Filed Oct. 27 in U.S. District Court for the Eastern District of California, the suit claims that the 8732 Apparel clothing line, Dillard's department stores and 20 unnamed individuals have designed, manufactured, distributed or sold hats, shirts and vests with a design that is "confusingly similar" to the Hells Angels symbols.

The plaintiff filing suit, Hells Angels Motorcycle Corp., is a "nonprofit mutual benefit corporation," according to the plaintiff's petition. It has consistently used a design mark consisting of the Hells Angels Death Head and the words "Hells Angels" in a distinctive arrangement known as the "HAMC" patch design, which is used to indicate active membership, the petition states.

According to the petition, Hell's Angels owns four U.S. trademark registrations for the symbols, two for the patch design and two for the death head, the petition states.

The defendants seek to exploit the "great commercial value" of the designs for their own gain, the suit states.
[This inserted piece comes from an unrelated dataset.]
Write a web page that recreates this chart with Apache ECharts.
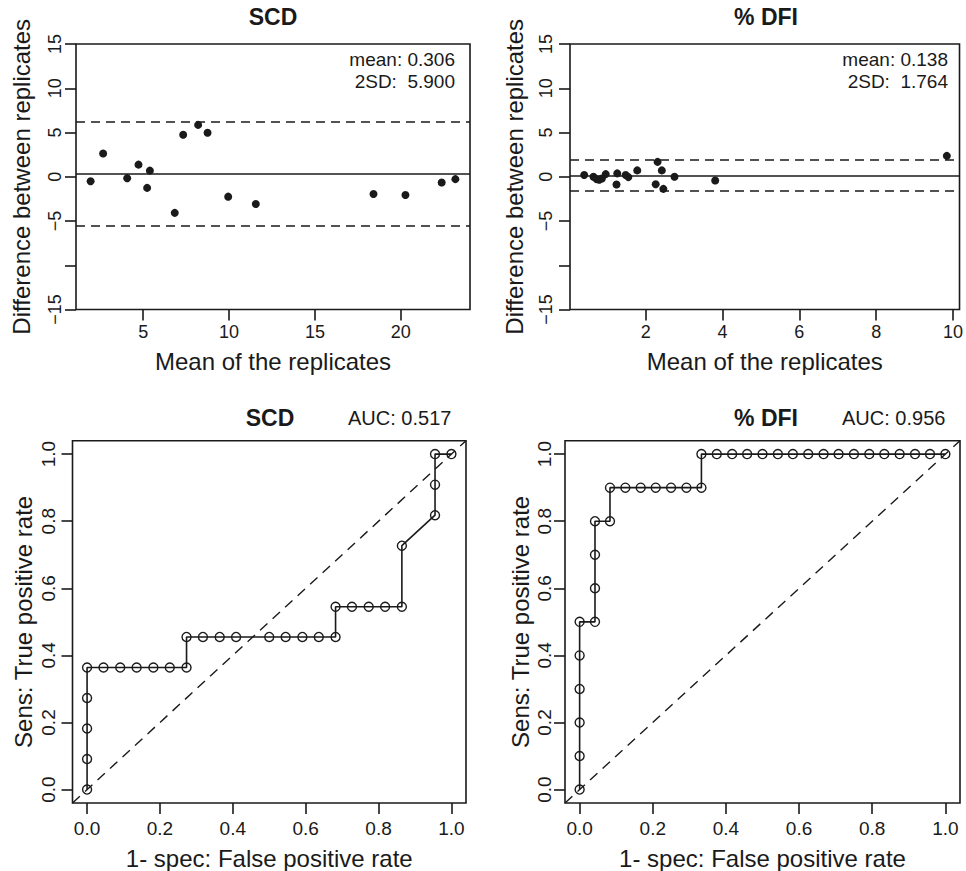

The acts of infringement have been committed with the intent to cause confusion, mistake or deception and are in violation of federal statutes.

The defendants' infringement of the HAMC marks was intentional, entitling the plaintiff to triple damages and attorney's fees, the petition states.

Hells Angels asks that the defendants be required to recall the infringing items and to give an account of the inventories to the plaintiff's counsel.

Defendants should also be required to deliver their entire inventories of the infringing items to a mutually selected third party for supervised destruction, the suit states.